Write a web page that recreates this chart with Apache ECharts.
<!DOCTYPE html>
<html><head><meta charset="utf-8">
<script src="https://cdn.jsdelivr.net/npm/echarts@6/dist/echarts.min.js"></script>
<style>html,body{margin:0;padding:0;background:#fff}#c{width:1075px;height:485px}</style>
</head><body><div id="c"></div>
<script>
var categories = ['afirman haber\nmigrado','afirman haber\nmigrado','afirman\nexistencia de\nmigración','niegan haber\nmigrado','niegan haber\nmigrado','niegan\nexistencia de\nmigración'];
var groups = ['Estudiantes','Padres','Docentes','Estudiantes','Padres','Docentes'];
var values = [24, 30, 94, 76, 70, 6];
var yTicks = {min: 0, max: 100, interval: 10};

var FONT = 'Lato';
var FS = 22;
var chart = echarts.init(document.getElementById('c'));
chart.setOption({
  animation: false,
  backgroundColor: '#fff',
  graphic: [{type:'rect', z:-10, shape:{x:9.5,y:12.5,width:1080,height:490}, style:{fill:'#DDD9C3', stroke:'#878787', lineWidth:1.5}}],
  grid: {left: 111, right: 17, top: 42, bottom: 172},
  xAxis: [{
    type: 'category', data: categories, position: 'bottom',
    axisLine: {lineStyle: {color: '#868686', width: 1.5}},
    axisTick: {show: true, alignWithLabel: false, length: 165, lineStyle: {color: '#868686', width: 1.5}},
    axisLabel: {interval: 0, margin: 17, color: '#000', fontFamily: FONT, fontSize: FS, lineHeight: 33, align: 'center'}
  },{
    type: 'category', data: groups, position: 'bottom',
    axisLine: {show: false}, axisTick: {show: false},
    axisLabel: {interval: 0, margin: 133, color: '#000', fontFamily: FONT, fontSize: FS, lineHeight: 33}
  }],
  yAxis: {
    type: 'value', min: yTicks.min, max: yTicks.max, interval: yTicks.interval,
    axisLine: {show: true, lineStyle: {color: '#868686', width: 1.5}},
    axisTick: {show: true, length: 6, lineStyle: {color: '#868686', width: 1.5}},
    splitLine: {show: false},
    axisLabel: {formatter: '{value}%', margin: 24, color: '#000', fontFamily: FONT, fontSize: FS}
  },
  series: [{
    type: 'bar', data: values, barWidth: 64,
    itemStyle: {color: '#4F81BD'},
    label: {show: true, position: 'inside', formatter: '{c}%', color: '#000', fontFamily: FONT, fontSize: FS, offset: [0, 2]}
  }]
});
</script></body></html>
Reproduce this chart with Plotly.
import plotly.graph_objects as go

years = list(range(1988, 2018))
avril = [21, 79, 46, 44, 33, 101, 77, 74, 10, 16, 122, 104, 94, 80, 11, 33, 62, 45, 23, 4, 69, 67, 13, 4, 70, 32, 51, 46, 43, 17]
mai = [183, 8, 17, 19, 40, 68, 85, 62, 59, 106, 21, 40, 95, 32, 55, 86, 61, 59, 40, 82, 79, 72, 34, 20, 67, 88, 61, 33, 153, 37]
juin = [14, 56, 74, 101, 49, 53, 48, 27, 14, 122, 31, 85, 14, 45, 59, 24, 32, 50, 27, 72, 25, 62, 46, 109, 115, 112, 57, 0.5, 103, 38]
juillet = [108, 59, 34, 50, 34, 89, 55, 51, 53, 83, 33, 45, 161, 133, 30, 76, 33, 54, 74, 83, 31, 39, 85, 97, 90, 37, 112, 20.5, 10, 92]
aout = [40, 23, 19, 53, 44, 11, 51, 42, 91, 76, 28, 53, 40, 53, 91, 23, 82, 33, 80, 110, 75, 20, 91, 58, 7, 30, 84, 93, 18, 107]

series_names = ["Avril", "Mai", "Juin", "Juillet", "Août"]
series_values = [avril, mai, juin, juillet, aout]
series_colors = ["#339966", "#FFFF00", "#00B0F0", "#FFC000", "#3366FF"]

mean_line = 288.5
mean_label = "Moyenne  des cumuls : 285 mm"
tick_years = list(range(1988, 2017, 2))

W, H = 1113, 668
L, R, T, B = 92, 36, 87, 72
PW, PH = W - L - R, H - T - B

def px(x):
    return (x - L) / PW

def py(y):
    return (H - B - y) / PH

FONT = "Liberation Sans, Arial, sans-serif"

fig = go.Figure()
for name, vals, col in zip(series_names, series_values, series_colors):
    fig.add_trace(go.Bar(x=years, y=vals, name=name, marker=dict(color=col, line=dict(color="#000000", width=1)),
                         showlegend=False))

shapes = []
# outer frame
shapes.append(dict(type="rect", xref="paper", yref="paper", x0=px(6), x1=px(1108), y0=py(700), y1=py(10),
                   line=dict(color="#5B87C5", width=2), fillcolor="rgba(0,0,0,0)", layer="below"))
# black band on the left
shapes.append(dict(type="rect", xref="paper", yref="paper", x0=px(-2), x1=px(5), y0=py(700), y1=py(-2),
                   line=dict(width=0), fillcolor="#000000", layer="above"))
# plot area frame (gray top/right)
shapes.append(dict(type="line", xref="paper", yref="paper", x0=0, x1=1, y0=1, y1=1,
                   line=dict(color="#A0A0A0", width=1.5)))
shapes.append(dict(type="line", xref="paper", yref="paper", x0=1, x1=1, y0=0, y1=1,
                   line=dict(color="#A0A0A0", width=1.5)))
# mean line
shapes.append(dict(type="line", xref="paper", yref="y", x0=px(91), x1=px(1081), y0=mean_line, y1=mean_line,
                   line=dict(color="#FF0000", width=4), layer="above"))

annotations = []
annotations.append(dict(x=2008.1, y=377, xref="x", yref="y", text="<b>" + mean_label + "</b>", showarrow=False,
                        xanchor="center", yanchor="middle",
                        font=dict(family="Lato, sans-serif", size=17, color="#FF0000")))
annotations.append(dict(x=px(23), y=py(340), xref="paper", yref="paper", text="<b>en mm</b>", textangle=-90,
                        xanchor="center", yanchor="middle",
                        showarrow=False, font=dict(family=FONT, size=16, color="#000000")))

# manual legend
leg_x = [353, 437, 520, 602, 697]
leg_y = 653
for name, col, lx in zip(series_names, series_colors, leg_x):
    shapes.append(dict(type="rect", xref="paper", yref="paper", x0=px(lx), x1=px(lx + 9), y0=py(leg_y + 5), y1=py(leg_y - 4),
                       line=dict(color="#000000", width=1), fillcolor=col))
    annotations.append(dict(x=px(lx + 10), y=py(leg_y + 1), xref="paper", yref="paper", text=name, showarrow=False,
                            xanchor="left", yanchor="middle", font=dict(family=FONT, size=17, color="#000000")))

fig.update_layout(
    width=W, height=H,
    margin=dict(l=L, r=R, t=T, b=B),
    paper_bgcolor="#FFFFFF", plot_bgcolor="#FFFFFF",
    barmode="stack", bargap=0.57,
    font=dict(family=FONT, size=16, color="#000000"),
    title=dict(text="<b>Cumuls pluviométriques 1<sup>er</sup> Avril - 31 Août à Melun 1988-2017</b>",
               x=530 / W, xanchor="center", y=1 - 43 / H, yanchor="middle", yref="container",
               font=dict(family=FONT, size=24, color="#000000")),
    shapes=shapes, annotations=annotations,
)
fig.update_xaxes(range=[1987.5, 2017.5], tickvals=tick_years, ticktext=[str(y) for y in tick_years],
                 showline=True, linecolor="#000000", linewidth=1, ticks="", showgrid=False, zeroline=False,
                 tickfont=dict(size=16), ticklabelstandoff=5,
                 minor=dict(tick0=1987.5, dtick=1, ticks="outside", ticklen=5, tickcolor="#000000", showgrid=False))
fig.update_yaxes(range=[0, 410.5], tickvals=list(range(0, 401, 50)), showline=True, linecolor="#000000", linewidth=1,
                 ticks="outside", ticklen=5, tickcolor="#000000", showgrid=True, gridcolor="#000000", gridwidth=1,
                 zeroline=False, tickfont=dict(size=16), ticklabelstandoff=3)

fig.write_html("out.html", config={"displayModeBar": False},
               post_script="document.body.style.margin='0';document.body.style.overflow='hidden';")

→ Directions for this task
From the records above, quote only the lines running from the line with "Reproduce this chart with Plotly." to the line with "93, 18, 107]", both lines included.

→ Task answer
Reproduce this chart with Plotly.
import plotly.graph_objects as go

years = list(range(1988, 2018))
avril = [21, 79, 46, 44, 33, 101, 77, 74, 10, 16, 122, 104, 94, 80, 11, 33, 62, 45, 23, 4, 69, 67, 13, 4, 70, 32, 51, 46, 43, 17]
mai = [183, 8, 17, 19, 40, 68, 85, 62, 59, 106, 21, 40, 95, 32, 55, 86, 61, 59, 40, 82, 79, 72, 34, 20, 67, 88, 61, 33, 153, 37]
juin = [14, 56, 74, 101, 49, 53, 48, 27, 14, 122, 31, 85, 14, 45, 59, 24, 32, 50, 27, 72, 25, 62, 46, 109, 115, 112, 57, 0.5, 103, 38]
juillet = [108, 59, 34, 50, 34, 89, 55, 51, 53, 83, 33, 45, 161, 133, 30, 76, 33, 54, 74, 83, 31, 39, 85, 97, 90, 37, 112, 20.5, 10, 92]
aout = [40, 23, 19, 53, 44, 11, 51, 42, 91, 76, 28, 53, 40, 53, 91, 23, 82, 33, 80, 110, 75, 20, 91, 58, 7, 30, 84, 93, 18, 107]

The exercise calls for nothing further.